Faute grave et licenciement vexatoire.
La faute grave "résulte d’un fait ou d’un ensemble de faits imputables au salarié qui constitue une violation des obligations découlant du contrat de travail ou des relations de travail d’une importance telle qu’elle rend impossible le maintien du salarié dans l’entreprise pendant la durée du préavis" [12].
D’un côté, la faute grave exige l’absence de préavis [13]. De l’autre, elle doit être caractérisée de telle sorte que la faute commise par le salarié justifie son éviction immédiate de l’entreprise [14].
En clair, la faute grave est exclusive de tout préavis : "L’employeur qui a laissé le salarié exécuter son préavis ne peut plus invoquer une faute grave" [15].
Compte tenu, à la fois, de la gravité des faits et leurs conséquences sur le contrat de travail "la mise en œuvre de la procédure de licenciement doit intervenir dans un délai restreint après que l’employeur a eu connaissance des faits fautifs allégués et dès lors qu’aucune vérification n’est nécessaire" [16].
En d’autres termes, la faute est tellement grave qu’elle nécessite que le salarié cesse dans la foulée ses fonctions.
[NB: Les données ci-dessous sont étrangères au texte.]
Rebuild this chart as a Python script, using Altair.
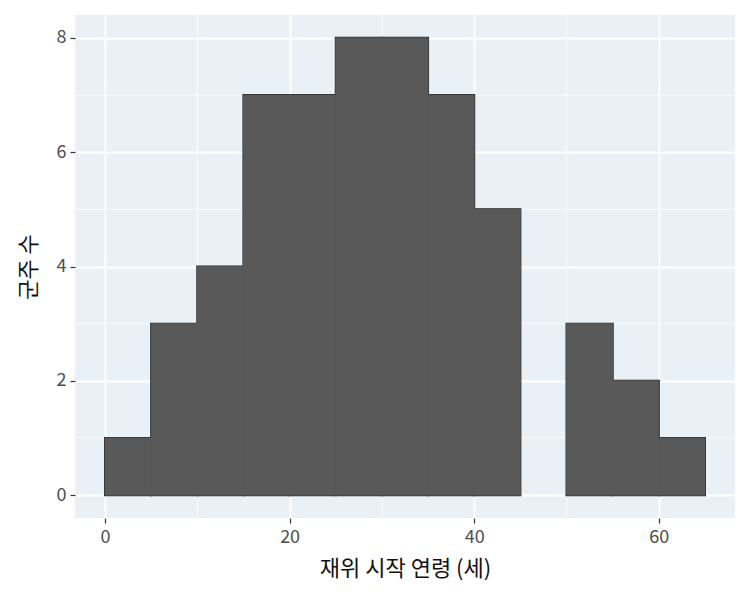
import altair as alt
import pandas as pd

bin_start = [0, 5, 10, 15, 20, 25, 30, 35, 40, 45, 50, 55, 60]
counts = [1, 3, 4, 7, 7, 8, 8, 7, 5, 0, 3, 2, 1]
x_ticks = [0, 20, 40, 60]
y_ticks = [0, 2, 4, 6, 8]
x_minor = [10, 30, 50]
y_minor = [1, 3, 5, 7]

df = pd.DataFrame({"start": bin_start, "end": [b + 5 for b in bin_start], "n": counts})
df = df[df["n"] > 0]

FONT = "Noto Sans CJK KR"
xs = alt.Scale(domain=[-3.25, 68.25], nice=False, zero=False)
ys = alt.Scale(domain=[-0.4, 8.4], nice=False, zero=False)

xmin = alt.Chart(pd.DataFrame({"v": x_minor})).mark_rule(color="white", strokeWidth=0.8).encode(
    x=alt.X("v:Q", scale=xs))
ymin = alt.Chart(pd.DataFrame({"v": y_minor})).mark_rule(color="white", strokeWidth=0.8).encode(
    y=alt.Y("v:Q", scale=ys))

base = alt.Chart(df).encode(
    x=alt.X("start:Q", scale=xs, title="재위 시작 연령 (세)",
            axis=alt.Axis(values=x_ticks, grid=True, gridColor="white", gridWidth=1.8,
                          domain=False, tickColor="#333333", tickSize=5, tickWidth=1.2,
                          labelColor="#4d4d4d", labelFontSize=18, labelFont=FONT,
                          titleFont=FONT, titleFontSize=22, titleFontWeight="normal",
                          titleColor="#111111", labelPadding=5, titlePadding=12)),
    x2="end:Q",
    y=alt.Y("n:Q", scale=ys, title="군주 수",
            axis=alt.Axis(values=y_ticks, format="d", grid=True, gridColor="white", gridWidth=1.8,
                          domain=False, tickColor="#333333", tickSize=5, tickWidth=1.2,
                          labelColor="#4d4d4d", labelFontSize=18, labelFont=FONT,
                          titleFont=FONT, titleFontSize=22, titleFontWeight="normal",
                          titleColor="#111111", labelPadding=4, titlePadding=16)),
    y2=alt.datum(0),
)

outline = base.mark_bar(color="#595959", stroke="#222222", strokeWidth=2)
fill = base.mark_bar(color="#595959", stroke="#595959", strokeWidth=0.9)

chart = alt.layer(xmin, ymin, outline, fill).properties(
    width=660, height=503,
    autosize=alt.AutoSizeParams(type="none"),
    padding={"left": 67, "top": 7, "right": 0, "bottom": 70},
).configure_view(fill="#EAF1F6", stroke=None)

chart.save("out.html", embed_options={"renderer": "svg", "actions": False})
Ceci en fonction de la nature de la mise à pied afférente - provisoire ou définitive (Voir en sens : Licenciement pour faute grave/faute lourde : motifs et conséquences).
De même, la notion de "gravité" ne requiert point un ensemble de faits d’une certaine gravité : une seule faute suffit à constituer une faute lourde, à l’instar des violences ou injures envers l’employeur ou d’autres salariés [17].
Pourtant, le comportement violent d’un salarié qui est la conséquence directe du harcèlement moral ne constitue pas une faute grave : "L’agression verbale commise par le salarié résultait de son état pathologique, conséquence du harcèlement moral dont il était victime,... ce comportement ne constituait pas une faute grave rendant impossible le maintien de l’intéressé dans l’entreprise" [18].
En substance, indépendamment du caractère incontestable de la faute grave, le salarié licencié dans un contexte vexatoire, peut réclamer et obtenir des dommages et intérêts pour licenciement vexatoire, même s’il est licencié pour faute grave reconnue comme fondée. A ce titre : « Même lorsqu’il est prononcé en raison d’une faute grave du salarié, le licenciement peut causer au salarié en raison des circonstances vexatoires qui l’ont accompagné un préjudice distinct de celui résultant de la perte de son emploi et dont il est fondé à demander réparation » [19].
Dit autrement, l’attitude brutale et vexatoire de l’employeur dans la mise en œuvre du licenciement ouvre droit, au bénéfice du salarié, à des dommages et intérêts, nonobstant le motif inattaquable du licenciement.
En définitive, le manquement répréhensible du salarié ne justifie guère l’agissement brutal de l’employeur. La jurisprudence constante en la matière condamne ainsi les écarts et atteintes liés à la manière avec laquelle s’est déroulée la rupture.
C’est là un rappel aux obligations de bonne foi, de discrétion et de délicatesse par-delà la faute du salarié ou le motif légitime du licenciement.